Juxtapoz Magazine - Preview: Elizabeth Glaessner "Running Water" @ PPOW, NYC
Briefly

Running Water presents water as an inescapable force that dissolves boundaries among body, landscape, memory, and present through poured pigments, mixed mediums, and layered oil paint. Figures shift between formal articulation and non-representational gesture to create permeable narratives of continuous ebb. Large-scale paintings and works on paper submerge miraculous transformations in dreamlike landscapes where birth, death, creation, and excretion become porous and mutable. Art historical, mythological, and cultural references combine with childhood memories and subconscious imagery tied to East Texas bayous and floodwaters. Bodies and bodies of water exchange perpetually, highlighting humanity’s inseparable link to changing hydrological systems.
P·P··O·W is pleased to present Running Water, Elizabeth Glaessner 's fourth solo exhibition with the gallery.
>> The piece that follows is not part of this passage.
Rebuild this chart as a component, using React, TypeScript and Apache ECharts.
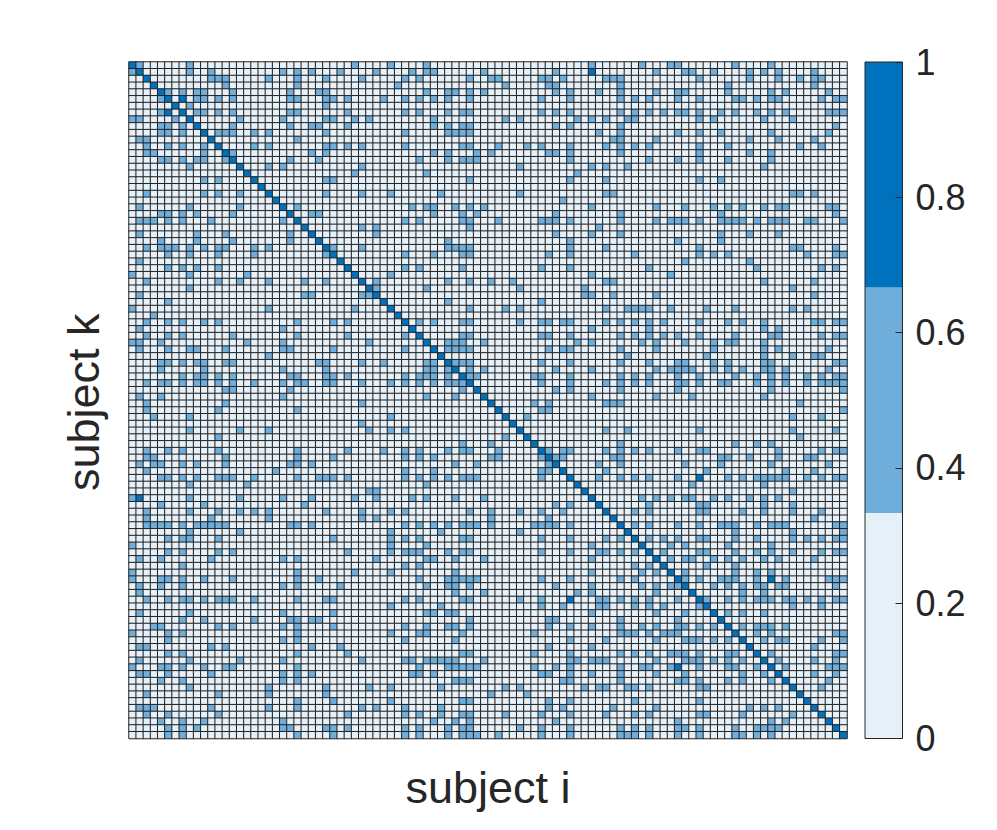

In this exhibition, water becomes an inescapable force dissolving the boundaries between body, landscape, memory, and the present in an incessant flood. Glaessner utilizes poured pigments mixed with various mediums and layers of rich oil paint, mimicking the fluidity of water, to create permeable narratives in which figures continuously ebb between formal articulation and non-representational gesture.
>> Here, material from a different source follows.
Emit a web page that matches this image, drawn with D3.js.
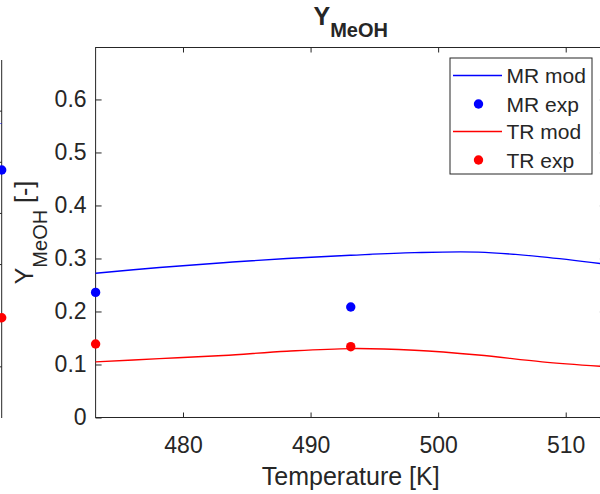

Combining art historical, mythological, and cultural references with childhood memories and the subconscious, Running Water resists familiarity and nostalgia, instead submitting to the new and unknown. The swampy landscape of East Texas, particularly its rivers and streams, haunt Glaessner's symbolic compositions. As a child, Glaessner recalls playing in the bayous and floodwaters that now threaten whole communities and their natural surroundings.